Problem to solve
Omit every picture, and retype the lines that run from the beginning of the data below through the line containing "2.79, 2.76, 2.73, 2.78, 2.71, 2.71, 2.60, 2.63, 2.67, 2.59]", inclusive.
┌─ Source material
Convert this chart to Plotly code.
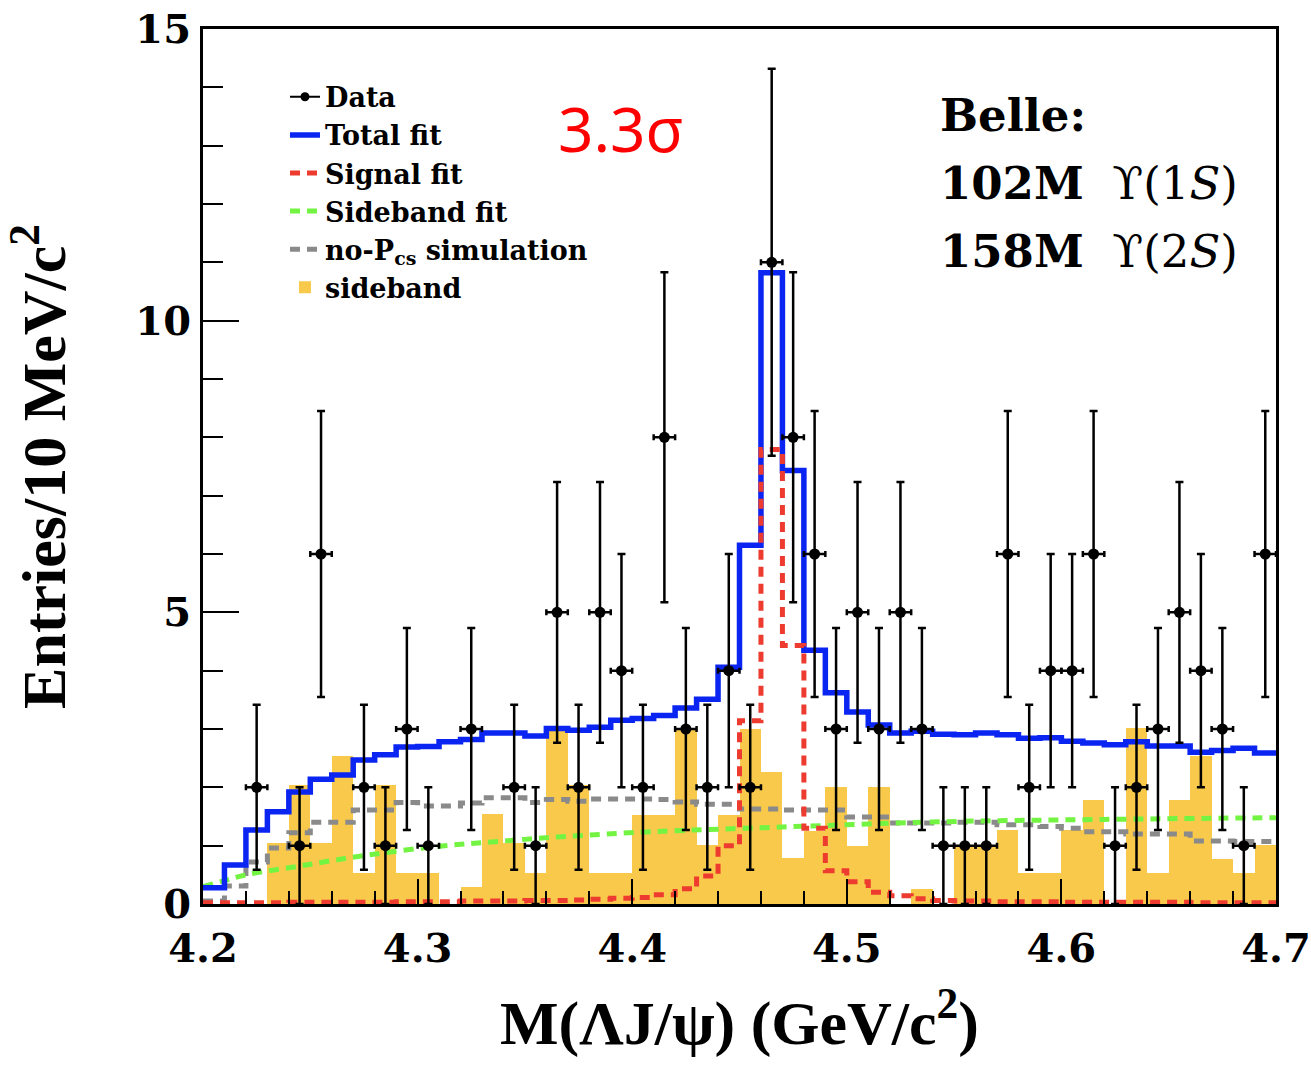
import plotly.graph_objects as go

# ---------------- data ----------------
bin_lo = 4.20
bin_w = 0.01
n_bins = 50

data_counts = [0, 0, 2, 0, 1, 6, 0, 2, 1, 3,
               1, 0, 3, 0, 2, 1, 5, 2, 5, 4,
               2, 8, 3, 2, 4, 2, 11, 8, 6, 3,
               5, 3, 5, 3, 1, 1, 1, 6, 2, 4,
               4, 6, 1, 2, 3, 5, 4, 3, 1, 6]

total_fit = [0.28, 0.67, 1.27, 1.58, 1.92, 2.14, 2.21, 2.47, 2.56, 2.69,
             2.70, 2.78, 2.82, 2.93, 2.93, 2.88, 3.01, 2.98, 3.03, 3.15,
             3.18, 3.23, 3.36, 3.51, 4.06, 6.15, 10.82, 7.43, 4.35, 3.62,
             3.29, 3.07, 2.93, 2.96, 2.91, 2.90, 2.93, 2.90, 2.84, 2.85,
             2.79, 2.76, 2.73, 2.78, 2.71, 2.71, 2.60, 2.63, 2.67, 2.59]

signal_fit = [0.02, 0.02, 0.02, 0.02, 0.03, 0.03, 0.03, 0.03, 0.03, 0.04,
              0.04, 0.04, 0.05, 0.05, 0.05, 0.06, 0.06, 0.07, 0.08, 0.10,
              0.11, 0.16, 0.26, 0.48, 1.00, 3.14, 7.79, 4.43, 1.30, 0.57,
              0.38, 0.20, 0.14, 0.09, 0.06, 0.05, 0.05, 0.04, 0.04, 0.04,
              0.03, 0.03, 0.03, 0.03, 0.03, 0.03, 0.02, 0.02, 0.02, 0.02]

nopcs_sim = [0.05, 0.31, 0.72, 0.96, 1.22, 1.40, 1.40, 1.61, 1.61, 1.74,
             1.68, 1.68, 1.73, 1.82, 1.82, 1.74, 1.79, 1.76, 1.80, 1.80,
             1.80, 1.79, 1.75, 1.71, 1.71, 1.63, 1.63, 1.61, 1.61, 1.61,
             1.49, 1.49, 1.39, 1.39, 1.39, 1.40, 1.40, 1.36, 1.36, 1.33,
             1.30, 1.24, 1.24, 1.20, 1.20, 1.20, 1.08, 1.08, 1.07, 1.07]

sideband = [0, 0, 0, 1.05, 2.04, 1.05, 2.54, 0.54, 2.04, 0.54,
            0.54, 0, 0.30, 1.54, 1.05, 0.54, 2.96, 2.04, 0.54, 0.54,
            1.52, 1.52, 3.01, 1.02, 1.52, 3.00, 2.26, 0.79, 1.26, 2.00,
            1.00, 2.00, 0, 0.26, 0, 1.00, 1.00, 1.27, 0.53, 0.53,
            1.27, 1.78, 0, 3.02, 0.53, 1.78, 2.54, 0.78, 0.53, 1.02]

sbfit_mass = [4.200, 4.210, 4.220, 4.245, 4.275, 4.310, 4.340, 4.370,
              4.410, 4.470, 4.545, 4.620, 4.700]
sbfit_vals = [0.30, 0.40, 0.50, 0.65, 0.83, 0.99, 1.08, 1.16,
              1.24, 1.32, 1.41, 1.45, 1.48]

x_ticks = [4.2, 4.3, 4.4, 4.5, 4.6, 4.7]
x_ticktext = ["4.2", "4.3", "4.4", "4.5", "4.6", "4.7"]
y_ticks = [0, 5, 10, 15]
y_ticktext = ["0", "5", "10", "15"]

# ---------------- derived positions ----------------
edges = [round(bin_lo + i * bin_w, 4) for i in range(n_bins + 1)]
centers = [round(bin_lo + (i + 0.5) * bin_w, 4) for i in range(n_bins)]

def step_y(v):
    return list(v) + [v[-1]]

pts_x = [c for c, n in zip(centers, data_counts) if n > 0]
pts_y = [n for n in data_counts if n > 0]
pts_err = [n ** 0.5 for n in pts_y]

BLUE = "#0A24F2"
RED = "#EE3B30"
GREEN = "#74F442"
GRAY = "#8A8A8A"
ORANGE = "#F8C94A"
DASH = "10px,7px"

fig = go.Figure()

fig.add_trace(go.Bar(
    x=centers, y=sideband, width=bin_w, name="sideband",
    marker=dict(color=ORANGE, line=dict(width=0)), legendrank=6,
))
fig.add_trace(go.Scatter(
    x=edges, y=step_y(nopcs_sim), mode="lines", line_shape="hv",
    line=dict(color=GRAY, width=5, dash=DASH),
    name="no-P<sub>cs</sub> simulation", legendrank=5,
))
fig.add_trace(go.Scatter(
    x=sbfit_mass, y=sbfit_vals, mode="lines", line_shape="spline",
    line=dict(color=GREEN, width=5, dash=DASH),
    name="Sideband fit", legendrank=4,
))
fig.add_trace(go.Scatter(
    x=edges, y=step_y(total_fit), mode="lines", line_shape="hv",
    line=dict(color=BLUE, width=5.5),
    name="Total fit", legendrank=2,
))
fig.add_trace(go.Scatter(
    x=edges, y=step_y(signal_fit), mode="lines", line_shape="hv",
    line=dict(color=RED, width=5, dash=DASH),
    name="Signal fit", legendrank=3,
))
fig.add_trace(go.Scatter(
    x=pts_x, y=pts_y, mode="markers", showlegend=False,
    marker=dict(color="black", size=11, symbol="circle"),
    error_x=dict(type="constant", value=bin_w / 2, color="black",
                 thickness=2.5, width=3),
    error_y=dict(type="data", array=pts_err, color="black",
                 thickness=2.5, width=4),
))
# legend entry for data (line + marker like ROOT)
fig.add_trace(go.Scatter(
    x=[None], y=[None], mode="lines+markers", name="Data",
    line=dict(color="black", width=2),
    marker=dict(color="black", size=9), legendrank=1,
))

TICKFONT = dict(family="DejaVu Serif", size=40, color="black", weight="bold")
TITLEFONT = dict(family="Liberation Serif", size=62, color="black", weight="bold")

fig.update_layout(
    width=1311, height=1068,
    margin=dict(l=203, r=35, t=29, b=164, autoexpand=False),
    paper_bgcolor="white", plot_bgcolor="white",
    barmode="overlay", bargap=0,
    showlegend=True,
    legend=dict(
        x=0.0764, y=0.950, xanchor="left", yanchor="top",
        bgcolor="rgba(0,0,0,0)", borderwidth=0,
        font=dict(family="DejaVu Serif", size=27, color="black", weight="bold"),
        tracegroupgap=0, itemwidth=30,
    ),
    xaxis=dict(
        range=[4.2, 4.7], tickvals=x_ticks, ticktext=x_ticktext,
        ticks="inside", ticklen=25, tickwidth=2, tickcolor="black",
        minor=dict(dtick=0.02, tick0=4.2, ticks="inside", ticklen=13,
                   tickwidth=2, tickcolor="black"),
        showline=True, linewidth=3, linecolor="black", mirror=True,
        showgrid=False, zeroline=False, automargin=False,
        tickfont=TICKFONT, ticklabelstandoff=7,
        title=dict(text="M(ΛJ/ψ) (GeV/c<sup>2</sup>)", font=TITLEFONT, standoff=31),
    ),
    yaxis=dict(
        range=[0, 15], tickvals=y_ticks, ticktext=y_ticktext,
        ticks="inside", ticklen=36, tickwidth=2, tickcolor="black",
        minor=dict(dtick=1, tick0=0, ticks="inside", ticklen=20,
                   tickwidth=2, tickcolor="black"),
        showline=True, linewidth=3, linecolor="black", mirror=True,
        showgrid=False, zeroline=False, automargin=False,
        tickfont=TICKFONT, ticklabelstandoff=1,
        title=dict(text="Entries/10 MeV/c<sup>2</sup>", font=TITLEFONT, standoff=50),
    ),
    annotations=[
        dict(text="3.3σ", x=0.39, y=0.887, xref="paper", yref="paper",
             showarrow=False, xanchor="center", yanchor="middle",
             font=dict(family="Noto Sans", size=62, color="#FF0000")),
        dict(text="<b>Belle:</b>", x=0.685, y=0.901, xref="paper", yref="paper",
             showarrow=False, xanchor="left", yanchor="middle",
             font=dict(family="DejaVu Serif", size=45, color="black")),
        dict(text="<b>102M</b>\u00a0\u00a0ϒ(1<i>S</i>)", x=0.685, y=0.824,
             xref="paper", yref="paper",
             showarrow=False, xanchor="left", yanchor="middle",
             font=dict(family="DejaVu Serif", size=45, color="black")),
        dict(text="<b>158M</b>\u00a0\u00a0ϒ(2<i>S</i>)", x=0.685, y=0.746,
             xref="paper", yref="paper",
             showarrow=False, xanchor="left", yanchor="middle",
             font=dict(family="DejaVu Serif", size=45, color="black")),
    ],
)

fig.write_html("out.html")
└─
Task response
Convert this chart to Plotly code.
import plotly.graph_objects as go

# ---------------- data ----------------
bin_lo = 4.20
bin_w = 0.01
n_bins = 50

data_counts = [0, 0, 2, 0, 1, 6, 0, 2, 1, 3,
               1, 0, 3, 0, 2, 1, 5, 2, 5, 4,
               2, 8, 3, 2, 4, 2, 11, 8, 6, 3,
               5, 3, 5, 3, 1, 1, 1, 6, 2, 4,
               4, 6, 1, 2, 3, 5, 4, 3, 1, 6]

total_fit = [0.28, 0.67, 1.27, 1.58, 1.92, 2.14, 2.21, 2.47, 2.56, 2.69,
             2.70, 2.78, 2.82, 2.93, 2.93, 2.88, 3.01, 2.98, 3.03, 3.15,
             3.18, 3.23, 3.36, 3.51, 4.06, 6.15, 10.82, 7.43, 4.35, 3.62,
             3.29, 3.07, 2.93, 2.96, 2.91, 2.90, 2.93, 2.90, 2.84, 2.85,
             2.79, 2.76, 2.73, 2.78, 2.71, 2.71, 2.60, 2.63, 2.67, 2.59]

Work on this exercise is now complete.